Future trade and economic relations with the UK after Brexit were discussed in the committee on international trade (INTA) on Tuesday.

Luxembourg MEP Christophe Hansen, EPP group spokesperson and Brexit rapporteur in the committee, said it is in the interest of “both sides” to have close trade ties.

He said, "However, being outside the EU cannot entail the same advantages as being inside the Union. Even if Boris Johnson's timetable for a trade agreement between the EU and UK is extremely ambitious, our duty will be to properly protect European interests.”

“That is why the European Parliament intends to follow the negotiations very closely, to ensure appropriate democratic scrutiny of any future deal," the MEP stated.

"It is time to move forward to the next stage of negotiations, and while we are sad to see the UK leave the EU, it is now important to concentrate on fostering a positive, constructive future relationship" Danuta Hübner (PL, EPP), member of Parliament’s Brexit steering group

Polish deputy Danuta Hübner, a senior representative in the European Parliament’s Brexit Steering Group, said the EPP “regrets” that the UK is leaving the EU but welcomes the fact that the constitutional affairs committee is likely to support the agreement.

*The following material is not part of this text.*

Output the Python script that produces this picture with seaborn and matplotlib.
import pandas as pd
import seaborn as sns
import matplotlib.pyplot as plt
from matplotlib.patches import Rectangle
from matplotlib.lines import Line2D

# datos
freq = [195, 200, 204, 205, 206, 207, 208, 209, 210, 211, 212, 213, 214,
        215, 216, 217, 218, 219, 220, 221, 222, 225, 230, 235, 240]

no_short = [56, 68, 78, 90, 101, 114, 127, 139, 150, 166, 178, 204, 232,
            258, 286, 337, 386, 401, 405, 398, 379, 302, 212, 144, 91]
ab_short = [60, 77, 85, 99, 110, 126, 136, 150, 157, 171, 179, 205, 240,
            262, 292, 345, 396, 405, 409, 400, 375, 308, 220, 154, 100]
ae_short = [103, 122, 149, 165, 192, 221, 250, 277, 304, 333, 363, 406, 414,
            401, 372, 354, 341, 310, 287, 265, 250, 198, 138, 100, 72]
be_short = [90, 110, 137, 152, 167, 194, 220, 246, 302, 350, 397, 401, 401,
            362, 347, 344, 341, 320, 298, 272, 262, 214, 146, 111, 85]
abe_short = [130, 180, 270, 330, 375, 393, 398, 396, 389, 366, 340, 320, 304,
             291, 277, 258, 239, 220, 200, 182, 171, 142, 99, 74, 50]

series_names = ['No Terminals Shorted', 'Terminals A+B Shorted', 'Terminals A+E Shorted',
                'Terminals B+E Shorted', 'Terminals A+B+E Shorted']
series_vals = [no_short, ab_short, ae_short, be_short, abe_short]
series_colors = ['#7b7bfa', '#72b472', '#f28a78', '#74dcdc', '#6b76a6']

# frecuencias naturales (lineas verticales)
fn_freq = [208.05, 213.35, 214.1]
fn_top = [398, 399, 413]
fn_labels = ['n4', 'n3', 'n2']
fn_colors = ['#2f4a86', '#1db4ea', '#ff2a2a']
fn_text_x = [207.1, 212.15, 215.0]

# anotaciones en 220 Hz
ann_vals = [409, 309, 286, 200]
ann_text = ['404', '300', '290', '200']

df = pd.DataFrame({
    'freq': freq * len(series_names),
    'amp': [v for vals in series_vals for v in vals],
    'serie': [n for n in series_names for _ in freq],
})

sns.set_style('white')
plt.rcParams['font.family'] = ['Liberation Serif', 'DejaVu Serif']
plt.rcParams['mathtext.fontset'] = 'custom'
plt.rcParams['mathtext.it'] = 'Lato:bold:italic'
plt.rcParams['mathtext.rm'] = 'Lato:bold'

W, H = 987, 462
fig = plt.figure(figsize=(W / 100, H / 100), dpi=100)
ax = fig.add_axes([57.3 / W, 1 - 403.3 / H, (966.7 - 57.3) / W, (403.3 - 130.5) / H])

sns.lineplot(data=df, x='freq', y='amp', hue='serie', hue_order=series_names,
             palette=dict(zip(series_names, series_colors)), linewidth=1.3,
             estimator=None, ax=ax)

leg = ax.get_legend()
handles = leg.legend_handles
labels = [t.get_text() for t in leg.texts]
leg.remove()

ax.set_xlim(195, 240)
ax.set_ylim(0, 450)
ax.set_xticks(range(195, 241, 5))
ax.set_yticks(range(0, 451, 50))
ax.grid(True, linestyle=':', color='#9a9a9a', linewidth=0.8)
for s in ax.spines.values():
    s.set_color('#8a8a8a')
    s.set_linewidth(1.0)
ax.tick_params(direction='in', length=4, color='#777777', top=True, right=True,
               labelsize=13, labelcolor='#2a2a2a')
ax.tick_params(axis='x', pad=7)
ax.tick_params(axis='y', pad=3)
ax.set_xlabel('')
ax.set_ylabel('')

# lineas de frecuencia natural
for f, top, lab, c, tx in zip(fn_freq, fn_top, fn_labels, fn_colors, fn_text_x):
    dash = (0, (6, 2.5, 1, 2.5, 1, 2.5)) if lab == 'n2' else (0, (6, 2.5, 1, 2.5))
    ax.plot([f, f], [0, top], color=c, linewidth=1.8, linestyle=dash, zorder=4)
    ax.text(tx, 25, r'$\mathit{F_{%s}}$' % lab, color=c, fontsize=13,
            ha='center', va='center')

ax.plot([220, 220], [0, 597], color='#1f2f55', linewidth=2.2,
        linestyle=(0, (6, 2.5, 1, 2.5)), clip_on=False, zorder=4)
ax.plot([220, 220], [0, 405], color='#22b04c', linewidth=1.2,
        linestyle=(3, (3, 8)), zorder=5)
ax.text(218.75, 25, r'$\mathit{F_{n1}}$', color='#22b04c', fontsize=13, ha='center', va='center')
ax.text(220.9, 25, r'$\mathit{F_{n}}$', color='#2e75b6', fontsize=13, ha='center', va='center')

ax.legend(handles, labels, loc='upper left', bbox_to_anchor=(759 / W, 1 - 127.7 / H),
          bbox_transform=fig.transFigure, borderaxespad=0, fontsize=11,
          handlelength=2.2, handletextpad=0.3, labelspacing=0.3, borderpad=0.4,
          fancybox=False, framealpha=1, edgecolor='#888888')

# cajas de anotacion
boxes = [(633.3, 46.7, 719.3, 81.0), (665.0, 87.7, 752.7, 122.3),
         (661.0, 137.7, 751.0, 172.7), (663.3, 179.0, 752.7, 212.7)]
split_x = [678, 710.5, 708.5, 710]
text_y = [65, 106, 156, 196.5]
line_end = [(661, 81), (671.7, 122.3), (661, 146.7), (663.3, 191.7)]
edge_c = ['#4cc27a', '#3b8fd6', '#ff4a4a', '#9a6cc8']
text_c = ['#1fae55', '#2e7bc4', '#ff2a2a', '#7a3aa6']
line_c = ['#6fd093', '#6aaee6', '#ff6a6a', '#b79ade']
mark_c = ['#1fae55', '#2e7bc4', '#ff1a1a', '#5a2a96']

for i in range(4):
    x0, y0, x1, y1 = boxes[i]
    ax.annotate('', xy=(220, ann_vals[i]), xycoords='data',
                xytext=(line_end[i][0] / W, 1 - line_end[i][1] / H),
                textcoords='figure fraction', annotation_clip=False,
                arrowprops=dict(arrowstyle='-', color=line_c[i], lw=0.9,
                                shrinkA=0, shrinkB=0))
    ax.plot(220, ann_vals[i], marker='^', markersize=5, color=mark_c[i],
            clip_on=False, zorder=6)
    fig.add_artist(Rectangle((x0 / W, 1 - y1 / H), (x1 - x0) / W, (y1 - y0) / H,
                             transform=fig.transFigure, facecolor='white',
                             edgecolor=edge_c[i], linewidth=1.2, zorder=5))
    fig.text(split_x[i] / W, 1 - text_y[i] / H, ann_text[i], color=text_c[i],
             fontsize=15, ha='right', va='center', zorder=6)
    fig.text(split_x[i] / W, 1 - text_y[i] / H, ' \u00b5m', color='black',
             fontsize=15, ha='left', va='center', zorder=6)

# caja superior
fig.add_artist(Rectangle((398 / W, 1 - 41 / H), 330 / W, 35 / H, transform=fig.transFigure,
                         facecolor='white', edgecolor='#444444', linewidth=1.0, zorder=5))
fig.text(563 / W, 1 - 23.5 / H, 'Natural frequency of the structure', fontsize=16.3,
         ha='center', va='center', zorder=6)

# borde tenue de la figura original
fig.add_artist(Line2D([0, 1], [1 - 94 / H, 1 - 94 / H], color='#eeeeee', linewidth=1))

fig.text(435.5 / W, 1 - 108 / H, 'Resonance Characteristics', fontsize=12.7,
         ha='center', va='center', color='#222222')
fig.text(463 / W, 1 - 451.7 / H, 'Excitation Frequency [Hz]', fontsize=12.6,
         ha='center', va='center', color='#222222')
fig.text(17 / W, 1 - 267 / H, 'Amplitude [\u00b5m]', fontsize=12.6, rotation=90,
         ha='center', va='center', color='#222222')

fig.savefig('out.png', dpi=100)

This paves the way for the conclusion of what has been a “lengthy process,” she said, adding, "It is time to move forward to the next stage of negotiations, and while we are sad to see the UK leave the EU, it is now important to concentrate on fostering a positive, constructive future relationship.”

A parliament source told The Parliament Magazine on Monday about the arrangements being planned in Brussels to mark the UK’s much-lauded exit.

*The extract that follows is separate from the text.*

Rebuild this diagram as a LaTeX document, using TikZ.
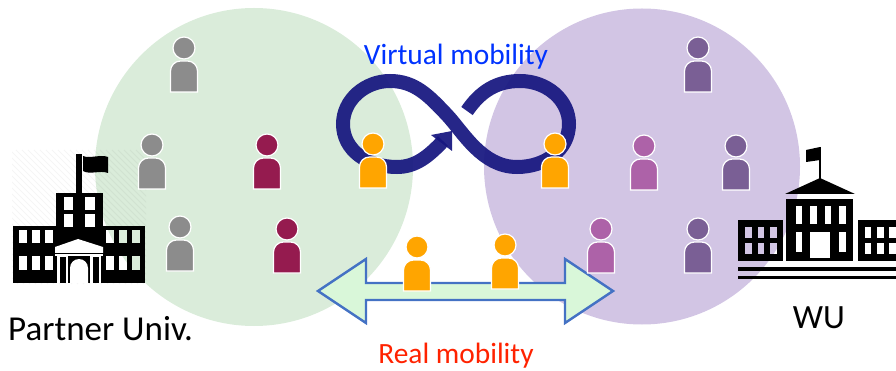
\documentclass[tikz,border=0pt]{standalone}
\usepackage{fontspec}
\setmainfont{Carlito}
\definecolor{greencirc}{HTML}{DAECDA}
\definecolor{purplecirc}{HTML}{D2C5E4}
\definecolor{pgray}{HTML}{8C8C8C}
\definecolor{pmaroon}{HTML}{951B4F}
\definecolor{porange}{HTML}{FFA500}
\definecolor{ppink}{HTML}{AD62A8}
\definecolor{pdark}{HTML}{7A5F95}
\definecolor{loopnavy}{HTML}{16167F}
\definecolor{arrowfill}{HTML}{D9F7D9}
\definecolor{arrowline}{HTML}{4472C4}
\definecolor{virtblue}{HTML}{0033FF}
\definecolor{realred}{HTML}{FF2200}
\tikzset{
  x=1pt,y=-1pt,
  area/.style={fill=#1,draw=none,blend mode=multiply},
  win/.style={fill=white,draw=none},
  bld/.style={fill=black,draw=none},
  lbl/.style={inner sep=0pt,font=\fontsize{#1}{#1}\selectfont},
  person/.pic={
    \fill[#1,draw=white,line width=1.2pt] (0,0) circle[radius=11];
    \fill[#1,draw=white,line width=1.2pt] (-13.5,44) -- (-13.5,23) arc[start angle=180,end angle=90,radius=10,y radius=-10]
      -- (3.5,13) arc[start angle=90,end angle=0,radius=10,y radius=-10] -- (13.5,44) -- cycle;
  }
}
\begin{document}
\begin{tikzpicture}
\useasboundingbox (0,0) rectangle (896,371);
% left building
\begin{scope}
  \clip (12,150) rectangle (146,284);
  \foreach \k in {0,6,...,270} {\draw[black!4,line width=1pt] (12+\k,284) -- (12+\k-134,150);}
\end{scope}
\fill[bld] (76,154) rectangle (82,194);
\fill[bld] (83,156) .. controls (90,159) and (100,154) .. (108,157) -- (108,173) .. controls (100,170) and (90,175) .. (83,171) -- cycle;
\fill[bld] (56,193) rectangle (103,230);
\fill[bld] (13,226) rectangle (145,283);
\fill[win] (63.5,197.5) rectangle (72.5,210);
\fill[win] (63.5,214) rectangle (72.5,227);
\fill[win] (85,197.5) rectangle (95,210);
\fill[win] (85,214) rectangle (95,227);
\foreach \x in {18.5,32,44.5,105.5,118.5,131.5} {
  \fill[win] (\x,230) rectangle +(8,13.5);
  \fill[win] (\x,256) rectangle +(8,13.5);
}
\fill[win] (55,247) -- (78,239) -- (103,247) -- (103,253) -- (55,253) -- cycle;
\fill[win] (55,254) rectangle (103,256);
\fill[win] (57,256) rectangle (68,283);
\fill[bld] (59.5,257) rectangle (65.5,283);
\fill[win] (90,256) rectangle (101,283);
\fill[bld] (92.5,257) rectangle (98.5,283);
\fill[win] (70,283) -- (70,268) arc[start angle=180,end angle=0,radius=9,y radius=-9] -- (88,283) -- cycle;
% right building
\fill[bld] (819,147) rectangle (821,179);
\fill[bld] (806,150) -- (820,147) -- (820,160) -- (806,162) -- cycle;
\fill[bld] (785,194) -- (820,178) -- (855,194) -- cycle;
\fill[bld] (786,199) rectangle (853,261);
\foreach \x in {795.5,810,824.5,839} {\fill[win] (\x,206) rectangle +(6.5,18.5);}
\fill[win] (795.5,232) rectangle (802,252.5);
\fill[win] (839,232) rectangle (845.5,252.5);
\fill[win] (810,232) rectangle (830,258);
\fill[bld] (738,220) rectangle (783,261);
\fill[bld] (858,220) rectangle (896,261);
\foreach \x in {745,757.5,770,864.5,877,889} {
  \fill[win] (\x,227) rectangle +(6.5,11);
  \fill[win] (\x,243) rectangle +(6.5,11);
}
\fill[bld] (738,267) rectangle (896,271);
\fill[bld] (738,276) rectangle (896,279);
% circles
\path[area=greencirc] (254,167) circle[radius=159];
\path[area=purplecirc] (642,166.5) circle[radius=158];
% double arrow
\draw[fill=arrowfill,draw=arrowline,line width=2.4pt,miter limit=10]
 (318,291) -- (366,259) -- (366,283) -- (565,283) -- (565,259) -- (613,291)
 -- (565,323) -- (565,300) -- (366,300) -- (366,323) -- cycle;
% infinity loop
\draw[loopnavy,opacity=.93,line width=14pt]
 (443,141) .. controls (428,157) and (415,167) .. (397,167)
 .. controls (367,167) and (343,150) .. (343,124)
 .. controls (343,100) and (365,81) .. (390,81)
 .. controls (415,81) and (429,96) .. (447,115)
 .. controls (463,132) and (482,167) .. (517,167)
 .. controls (545,167) and (569,150) .. (569,124)
 .. controls (569,100) and (547,81) .. (520,81)
 .. controls (496,81) and (480,92) .. (467,111);
\fill[loopnavy,opacity=.93] (431,135) -- (452,131) -- (452,151) -- cycle;
% people
\foreach \px/\py/\pc in {184/48/pgray,152/145/pgray,180/227/pgray,267/145/pmaroon,287/229/pmaroon,
  373/144/porange,555/144/porange,417/247/porange,505/245/porange,
  698/48/pdark,644/146/ppink,736/146/pdark,601/229/ppink,698/229/pdark}
  {\pic at (\px,\py) {person=\pc};}
% labels
\node[lbl=29.4,text=virtblue] (virt) at (456,57) {Virtual mobility};
\node[lbl=29.4,text=realred] (real) at (456,355.5) {Real mobility};
\node[lbl=35,anchor=west] (partner) at (8,329) {Partner Univ.};
\node[lbl=34] (wu) at (819,318) {WU};
\end{tikzpicture}
\end{document}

The source said, “The debate and vote on consent will be on the afternoon of 29 January in plenary. This will be the high moment in parliament next week. No press event is planned, but parliament’s President David Sassoli will have a short departing ceremony for the UK MEPs where group leaders will also be invited in the margins of the plenary.”

“There is nothing to celebrate but it is an important moment to mark. It will be marked with dignity with an allocution by the president in the chamber after the vote.”

Some political groups, including the Greens, and MEPs have organised their own private events to mark Brexit.